Wednesday round-up

on May 17, 2017 at 7:10 am
Briefly:
- At The World and Everything In It, Mary Reichard offers highlights from the oral arguments in Davila v. Davis, McWilliams v. Dunn, Sandoz Inc. v. Amgen Inc., and Henson v. Santander Consumer USA, Inc. [Disclosure: Goldstein & Russell, P.C., whose attorneys contribute to this blog in various capacities, is among the counsel to the petitioner in Henson.]
- At The National Conference of State Legislatures Blog, Lisa Soronen notes that in District of Columbia v. Wesby, a Fourth Amendment case the court will consider next term, the State and Local Legal Center has filed an amicus brief arguing that “the D.C. Circuit erred by applying an inflexible rule that when officers are making arrest decisions, they must believe a suspect’s version of the story, even when circumstantial evidence indicates otherwise.”
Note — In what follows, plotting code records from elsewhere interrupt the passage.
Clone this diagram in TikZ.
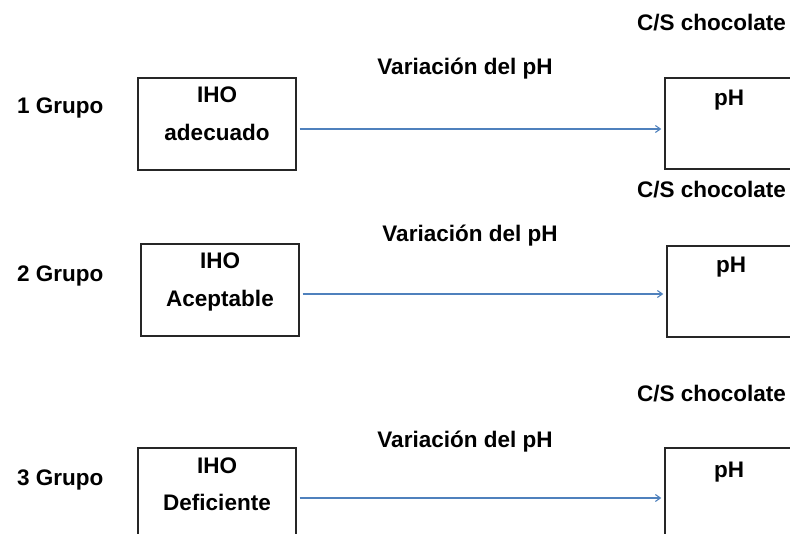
\documentclass[tikz,border=0pt]{standalone}
\usepackage{fontspec}
\setmainfont{Liberation Sans}
\usetikzlibrary{positioning,arrows.meta}
\definecolor{azul}{RGB}{79,129,189}
\tikzset{
  txt/.style={font=\bfseries\fontsize{22.5}{26}\selectfont, inner sep=0pt, anchor=base},
  caja/.style={draw=black!85, line width=1.4pt, minimum width=158pt, minimum height=92pt, inner sep=0pt},
  cajaph/.style={draw=black!85, line width=1.4pt, minimum width=128pt, minimum height=91pt, inner sep=0pt},
  flecha/.style={draw=azul, line width=1.1pt, -{Straight Barb[length=5pt,width=7pt]}, shorten >=3pt, shorten <=3pt}
}
\begin{document}
\begin{tikzpicture}[x=1pt,y=-1pt]
\useasboundingbox (0,0) rectangle (790,534);
% grupo 1
\node[txt, anchor=base west] (G1) at (17,114) {1 Grupo};
\node[caja] (A1) at (217,124) {};
\node[txt] (I1) at (217,103) {IHO};
\node[txt] (N1) at (217,141) {adecuado};
\node[cajaph] (B1) at (729,123.5) {};
\node[txt] (P1) at (729,106) {pH};
\node[txt, anchor=base east] (C1) at (786,31) {C/S chocolate};
\node[txt] (V1) at (465,75) {Variación del pH};
\draw[flecha] (A1.east |- 0,129) -- (B1.west |- 0,129);
% grupo 2
\node[txt, anchor=base west] (G2) at (17,282) {2 Grupo};
\node[caja] (A2) at (220,290) {};
\node[txt] (I2) at (220,269) {IHO};
\node[txt] (N2) at (220,307) {Aceptable};
\node[cajaph] (B2) at (731,291.5) {};
\node[txt] (P2) at (731,273) {pH};
\node[txt, anchor=base east] (C2) at (786,198) {C/S chocolate};
\node[txt] (V2) at (470,242) {Variación del pH};
\draw[flecha] (A2.east |- 0,294) -- (B2.west |- 0,294);
% grupo 3
\node[txt, anchor=base west] (G3) at (17,485) {3 Grupo};
\node[caja] (A3) at (217,494) {};
\node[txt] (I3) at (217,473) {IHO};
\node[txt] (N3) at (217,510) {Deficiente};
\node[cajaph] (B3) at (729,493.5) {};
\node[txt] (P3) at (729,477) {pH};
\node[txt, anchor=base east] (C3) at (786,402) {C/S chocolate};
\node[txt] (V3) at (465,447) {Variación del pH};
\draw[flecha] (A3.east |- 0,498) -- (B3.west |- 0,498);
\end{tikzpicture}
\end{document}
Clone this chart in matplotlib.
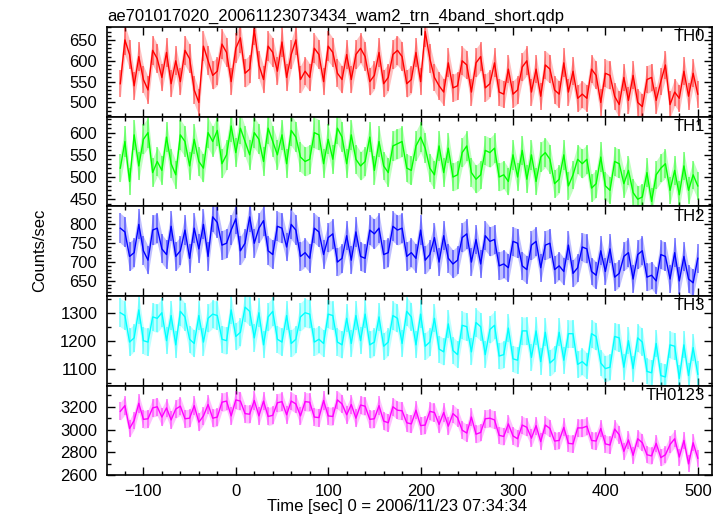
import numpy as np
import matplotlib
matplotlib.use("Agg")
import matplotlib.pyplot as plt
from matplotlib.ticker import MultipleLocator

plt.rcParams['font.family'] = ['Liberation Sans', 'DejaVu Sans']

# time grid of the light curve (sec from 2006/11/23 07:34:34), one value every 5 s
t_start, t_stop, t_step = -125, 500, 5
BIN_SEC = 0.5   # integration time used for the Poisson error bars

th0 = [545, 650, 615, 540, 610, 555, 530, 625, 605, 560,
       620, 545, 600, 550, 625, 605, 530, 500, 635, 600,
       565, 575, 640, 620, 550, 630, 655, 570, 580, 675,
       590, 555, 635, 620, 575, 645, 560, 615, 650, 555,
       575, 560, 630, 615, 550, 635, 620, 570, 555, 615,
       555, 615, 630, 610, 550, 565, 620, 545, 560, 615,
       625, 610, 545, 555, 620, 550, 670, 605, 560, 540,
       525, 595, 535, 540, 600, 590, 525, 595, 610, 535,
       545, 595, 525, 520, 580, 520, 530, 585, 600, 525,
       580, 515, 590, 580, 530, 520, 595, 525, 575, 510,
       520, 510, 580, 565, 500, 570, 565, 515, 495, 560,
       505, 565, 500, 490, 555, 560, 505, 550, 590, 495,
       525, 510, 575, 515, 570, 520]

th1 = [520, 580, 490, 595, 525, 585, 600, 510, 535, 515,
       590, 530, 505, 595, 580, 525, 585, 535, 520, 600,
       580, 605, 530, 550, 615, 555, 610, 580, 550, 600,
       585, 535, 610, 580, 550, 595, 530, 605, 590, 545,
       535, 540, 600, 595, 530, 585, 540, 610, 590, 530,
       595, 540, 525, 535, 590, 515, 580, 525, 510, 570,
       575, 580, 520, 515, 570, 590, 565, 520, 505, 570,
       510, 565, 500, 505, 555, 570, 510, 495, 505, 560,
       555, 565, 500, 505, 490, 550, 500, 560, 495, 550,
       490, 545, 555, 540, 485, 495, 550, 480, 505, 540,
       530, 540, 475, 485, 545, 480, 470, 535, 530, 485,
       515, 465, 450, 455, 510, 445, 505, 520, 530, 470,
       515, 460, 525, 470, 505, 480]

th2 = [790, 780, 715, 725, 800, 730, 705, 785, 790, 735,
       720, 795, 715, 730, 785, 710, 790, 735, 800, 715,
       820, 805, 745, 750, 785, 815, 730, 750, 820, 750,
       790, 810, 730, 720, 795, 790, 740, 800, 785, 715,
       725, 710, 790, 780, 720, 765, 775, 700, 710, 770,
       705, 780, 715, 710, 785, 775, 790, 720, 725, 795,
       785, 790, 715, 725, 710, 785, 705, 720, 765, 700,
       770, 710, 695, 705, 765, 775, 700, 760, 695, 770,
       755, 760, 690, 695, 685, 755, 750, 690, 680, 745,
       755, 685, 745, 750, 680, 690, 675, 745, 670, 685,
       740, 735, 675, 665, 730, 675, 735, 660, 670, 715,
       725, 655, 720, 730, 660, 665, 650, 720, 715, 655,
       725, 650, 715, 655, 645, 710]

th3 = [1300, 1290, 1195, 1210, 1310, 1200, 1195, 1285, 1280, 1300,
       1200, 1290, 1185, 1305, 1285, 1205, 1190, 1290, 1195, 1280,
       1295, 1290, 1205, 1200, 1310, 1215, 1230, 1320, 1305, 1210,
       1300, 1185, 1285, 1305, 1205, 1195, 1290, 1190, 1205, 1285,
       1300, 1295, 1195, 1205, 1190, 1295, 1290, 1195, 1185, 1280,
       1190, 1290, 1200, 1295, 1185, 1195, 1285, 1180, 1195, 1290,
       1280, 1190, 1305, 1285, 1185, 1295, 1180, 1195, 1280, 1170,
       1160, 1260, 1165, 1150, 1255, 1250, 1160, 1265, 1250, 1150,
       1240, 1255, 1145, 1150, 1245, 1135, 1130, 1235, 1235, 1140,
       1235, 1125, 1230, 1120, 1135, 1230, 1130, 1225, 1225, 1115,
       1125, 1110, 1225, 1215, 1120, 1100, 1105, 1215, 1210, 1105,
       1200, 1100, 1210, 1195, 1090, 1085, 1190, 1075, 1070, 1185,
       1180, 1065, 1185, 1075, 1175, 1080]

th0123 = [3160, 3210, 3010, 3080, 3230, 3090, 3095, 3190, 3200, 3110,
          3190, 3085, 3180, 3205, 3095, 3100, 3210, 3065, 3120, 3220,
          3100, 3110, 3240, 3250, 3120, 3260, 3250, 3140, 3135, 3255,
          3120, 3250, 3115, 3125, 3235, 3245, 3130, 3250, 3225, 3120,
          3245, 3240, 3110, 3105, 3255, 3120, 3115, 3260, 3225, 3130,
          3220, 3100, 3215, 3205, 3090, 3095, 3210, 3075, 3060, 3200,
          3170, 3165, 3060, 3050, 3170, 3035, 3040, 3160, 3150, 3045,
          3150, 3030, 3140, 3105, 2995, 2970, 3110, 2960, 2975, 3095,
          3100, 3085, 2950, 2940, 3050, 2945, 2920, 3040, 3020, 2925,
          3035, 2895, 3040, 3010, 2900, 2905, 3020, 2880, 2875, 3015,
          3015, 3030, 2905, 2900, 3010, 2875, 2865, 3005, 2955, 2810,
          2910, 2775, 2920, 2885, 2780, 2770, 2880, 2755, 2780, 2870,
          2920, 2760, 2905, 2700, 2885, 2750]

bands = ["TH0", "TH1", "TH2", "TH3", "TH0123"]
series = [th0, th1, th2, th3, th0123]
colors = ["#ff0000", "#00ff00", "#0000ff", "#00ffff", "#ff00ff"]
ylims = [(466, 681), (434, 636), (610, 848), (1039, 1360), (2600, 3385)]
ymajor = [50, 50, 50, 100, 200]
yminor = [10, 10, 10, 50, 100]

time = np.arange(t_start, t_stop + 1, t_step)

fig = plt.figure(figsize=(7.24, 5.16), dpi=100)
left, right, bottom, top = 107 / 724, 712 / 724, 1 - 475.3 / 516, 1 - 27 / 516
h = (top - bottom) / 5

for i, (name, vals, col) in enumerate(zip(bands, series, colors)):
    ax = fig.add_axes([left, top - (i + 1) * h, right - left, h])
    v = np.array(vals, dtype=float)
    err = np.sqrt(v / BIN_SEC)
    # light error band + individual error bars, then the rate itself
    ax.fill_between(time, v - err, v + err, color=col, alpha=0.25, lw=0)
    ax.errorbar(time, v, yerr=err, fmt='none', ecolor=col, alpha=0.5, elinewidth=1.2)
    ax.plot(time, v, color=col, lw=1.0)
    ax.set_xlim(-139.4, 515.4)
    ax.set_ylim(*ylims[i])
    ax.xaxis.set_major_locator(MultipleLocator(100))
    ax.xaxis.set_minor_locator(MultipleLocator(20))
    ax.yaxis.set_major_locator(MultipleLocator(ymajor[i]))
    ax.yaxis.set_minor_locator(MultipleLocator(yminor[i]))
    ax.tick_params(which='both', direction='in', top=True, right=True, labelsize=12, width=1.0)
    ax.tick_params(which='major', length=6)
    ax.tick_params(which='minor', length=3)
    ax.tick_params(axis='y', pad=7)
    ax.tick_params(axis='x', pad=6)
    for s in ax.spines.values():
        s.set_linewidth(1.2)
    if i < 4:
        ax.tick_params(labelbottom=False)
    ax.text(0.988, 0.89, name, transform=ax.transAxes, ha='right', va='center', fontsize=12)

fig.text(left, 1 - 21 / 516, "ae701017020_20061123073434_wam2_trn_4band_short.qdp",
         ha='left', va='baseline', fontsize=12)
fig.text(40 / 724, 1 - 250 / 516, "Counts/sec", rotation=90, ha='center', va='center', fontsize=12)
fig.text(397.5 / 724, 1 - 506 / 516, "Time [sec] 0 = 2006/11/23 07:34:34", ha='center', va='center', fontsize=12)

fig.savefig("out.png", dpi=100)
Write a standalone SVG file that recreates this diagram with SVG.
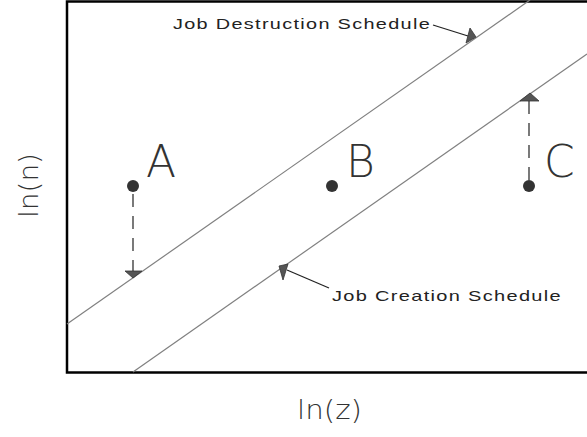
<svg xmlns="http://www.w3.org/2000/svg" width="587" height="437" viewBox="0 0 587 437">
<style>
.frame{fill:none;stroke:#000;stroke-width:2.5}
.sched{stroke:#808080;stroke-width:1.2;fill:none}
.lead{stroke:#222;stroke-width:1.3;fill:none}
.dash{stroke:#333;stroke-width:1.3;stroke-dasharray:13 9;fill:none}
.head{fill:#555;stroke:#333;stroke-width:0.8}
.dot{fill:#333}
.big{font-family:"DejaVu Sans","Liberation Sans",sans-serif;font-weight:200;font-size:44px;fill:#333}
.lbl{font-family:"Liberation Sans","DejaVu Sans",sans-serif;font-size:15px;letter-spacing:1px;fill:#222}
.axis{font-family:"DejaVu Sans","Liberation Sans",sans-serif;font-weight:200;font-size:27px;fill:#333}
</style>
<rect width="587" height="437" fill="#fff"/>
<g id="frame">
<polyline class="frame" points="600,1.5 67,1.5 67,372.5 600,372.5"/>
</g>
<g id="connectors">
<line class="sched" x1="67" y1="324" x2="530" y2="0"/>
<line class="sched" x1="133" y1="372" x2="587" y2="54"/>
<line class="lead" x1="433" y1="25" x2="468" y2="36"/>
<polygon class="head" points="476,37 466,43 470,28"/>
<line class="lead" x1="329" y1="288" x2="287" y2="270"/>
<polygon class="head" points="279,266 283,280 288,264"/>
<line class="dash" x1="133" y1="194" x2="133" y2="271"/>
<polygon class="head" points="125,271 142,271 133,278"/>
<line class="dash" x1="529" y1="180" x2="529" y2="101"/>
<polygon class="head" points="520,101 539,101 530,93"/>
</g>
<g id="A"><circle class="dot" cx="133" cy="186" r="6"/><text class="big" x="146" y="177">A</text></g>
<g id="B"><circle class="dot" cx="332" cy="186" r="6"/><text class="big" x="346" y="177">B</text></g>
<g id="C"><circle class="dot" cx="529" cy="186" r="6"/><text class="big" x="544" y="177">C</text></g>
<g id="destruction"><text class="lbl" x="173" y="29" textLength="258" lengthAdjust="spacingAndGlyphs">Job Destruction Schedule</text></g>
<g id="creation"><text class="lbl" x="332" y="301" textLength="230" lengthAdjust="spacingAndGlyphs">Job Creation Schedule</text></g>
<g id="xaxis"><text class="axis" x="297" y="419" textLength="65" lengthAdjust="spacingAndGlyphs">ln(z)</text></g>
<g id="yaxis"><text class="axis" transform="translate(38,218) rotate(-90)" x="0" y="0" textLength="65" lengthAdjust="spacingAndGlyphs">ln(n)</text></g>
</svg>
- At Loyola Law School’s Summary Judgments blog, Adam Zimmerman looks at Kindred Nursing Centers Limited Partnership v. Clark, in which the court ruled on Monday that a power of attorney does not need to address arbitration specifically before an agent can bind her principal to an arbitration agreement, calling the decision “a clear sign that the Supreme Court’s will continue to stand by arbitration contracts that stop private parties from enforcing state law in state courts.”
- At Mayer Brown’s Consumer Financial Services Review, Brian Netter and others review the court’s decisions this week in Kindred Nursing Centers and in Midland Funding, LLC v. Johnson, in which the justices ruled that filing a time-barred claim in bankruptcy does not violate the Fair Debt Collection Practices Act.
- At the National Conference of State Legislatures Blog, Lisa Soronen discusses the court’s decision to let stand a court of appeals decision holding that North Carolina’s 2013 voting law, which included a voter ID requirement and other restrictions on voting, was passed with racially discriminatory intent.